Director Scott Cooper’s take on the tale of Whitey Bulger is a dark and sordid one. Cooper doesn’t attempt to make light of Bulger or his colleagues, and you are never left in any doubt that these were very dangerous men, and Cooper has the ability to show this to the fullest. His previous film, Out of the Furnace also showcased a similarly dark nature which fits neatly with the dark acts of the Winter Hill gang.
What is odd though, is the attempt at making the Winter Hill gang and the film as a whole feel like Goodfellas or The Departed. While its portrayal of these gangsters is very brutal, it can never quite work out if it wants to demonise them or make them appear like celebrities. Perhaps this was intentional, although one can never quite tell, but the allure of the lifestyle is abundantly clear and the lines soon blur for the corrupt and those who are meant to be upholding the law.

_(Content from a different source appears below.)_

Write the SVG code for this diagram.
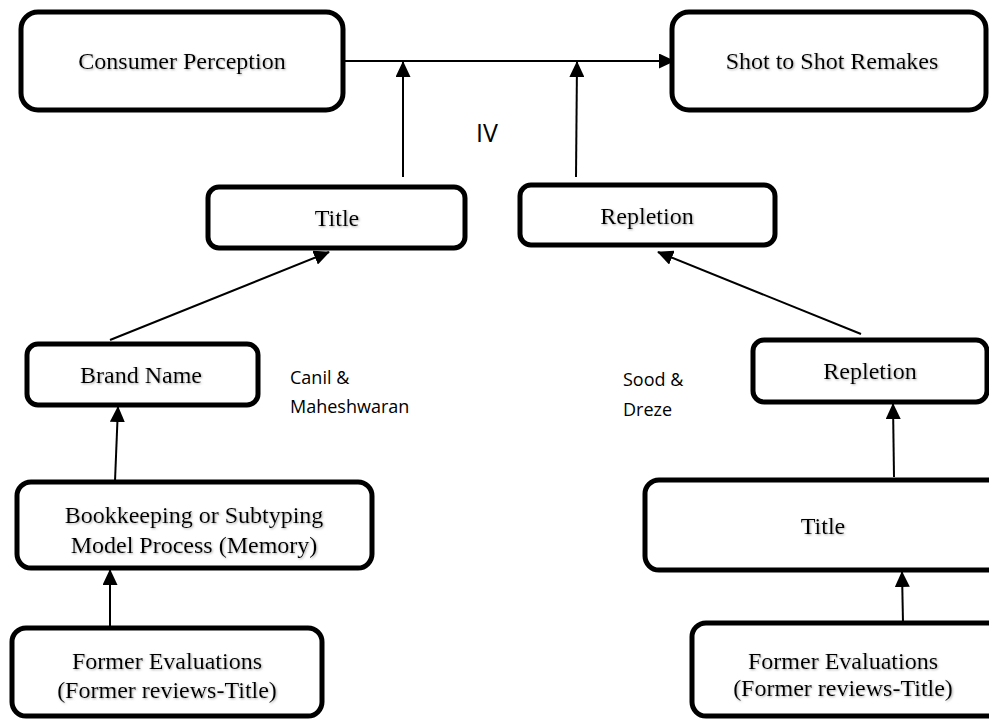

It’s easy to see why people fell for Whitey and his crew, he’s dangerous and charismatic and Depp fully embodies him. It is fair to say that this is probably the best performance that Depp has put in for a while. He has cast aside the Mad Hatter routine and, while still deep in prosthetics, he puts every ounce of himself into the role and entirely convinces as a man who was once on the FBI’s ten most wanted list.
Black Mass also has one of the best supporting casts that any film has seen in a long while. Joel Edgerton, Dakota Johnson, Corey Stoll, Kevin Bacon and Benedict Cumberbatch are just a few of the well chosen actors who lend gravitas and an emotional punch to the film. Edgerton in particular is very good as the FBI agent who forms an allegiance with Whitey, and who then struggles to keep the relationship professional. The only down side to any of the supporting cast is Cumberbatch’s awkward Boston accent.
Black Mass is a decent enough film, it’s fine in the way that watching two episodes of Friends when you get home from work is fine. It passes the time, but never quite grabs you by the balls in the way a film with this subject matter should. Depp and the supporting cast aside, Black Mass is an average gangster film with delusions of grandeur.
Becoming Whitey Bulger is the lone extra on the DVD release of Black Mass.